The past four years for indie pop band Tally Hall have been tiresome to say the least. After seeing their first album, Marvin’s Marvelous Mechanical Museum (MMMM), gain ground and a healthy fan base, the Michigan quintet was dropped by Atlantic Records after just a two year stint. However, the label separation came after they had found themselves in the studio with producer Tony Hoffer (Beck, Belle and Sebastian) to record a much anticipated second album. Since then they have toured nearly non stop, released a ten episode web series, and tried desperately to find the right people to release their second album. So after five long years and backing from Quack! Media, a sophomore effort has finally come forth -A brand new, slightly wiser record titled Good & Evil (Emphasis on the ampersand).
The album is never short on a few things. There isn’t a song to be found on Good & Evil that isn’t a team effort with vocals. Most songs feature and are highlighted by three or four part harmonies during their pinnacle moments. The heavy hits that come from songs like “Never Meant to Know”, “Who You Are”, and “Misery Fell” wouldn’t have nearly the same weight without the bands knack for perfectly pitched interweaving vocal patterns. These guys are very talented singers and aren’t afraid to push their own boundaries to see how far a song can go.
For a casual listener, however, songs can at times can present a campy experience. That or something comparable to the feeling of being trapped in a video game soundtrack. While fast paced numbers like “Turn the Lights Off” and “Sacred Beast” bring the fun and will delight fans of the first album, they are by no means the most ear friendly of the bunch. This album will require more than one listen through to be completely on board.
With that in mind, one very satisfying element present all through Good & Evil is growth. The Tally Hall universe is expanding. The first album was written by college/ post collegiate early 20 somethings heading out into the world. The passing years and life experience have treated this band well. You wouldn’t find the depth of “Fate of the Stars” or the musical prowess of “&” from an early Tally Hall. The four primary songwriters in the band have all grown in separate yet cohesive directions that makes Good & Evil a much more complete album than Marvin’s Marvelous Mechanical Museum. In that sense, it is the better of the two.

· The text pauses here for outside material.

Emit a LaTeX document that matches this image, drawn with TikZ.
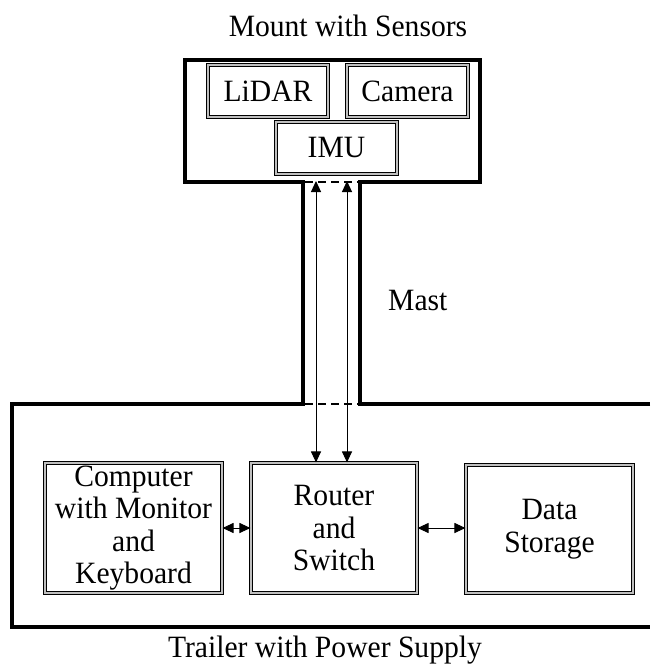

As a final note, on it’s release day Good & Evil found itself impressively #9 on iTunes Alternative charts. Then a glitch in the iTunes system erased the album from the iTunes website entirely. Even though it was back up a few days later, the momentum it once had was lost and the album found itself placed at #58. So it seems as though the aforementioned tireless journey of Tally Hall will not end here. Even if their music isn’t your style, this is an album worth listening to. Tally Hall is creating something that is incredibly unique, and that can be hard to come by.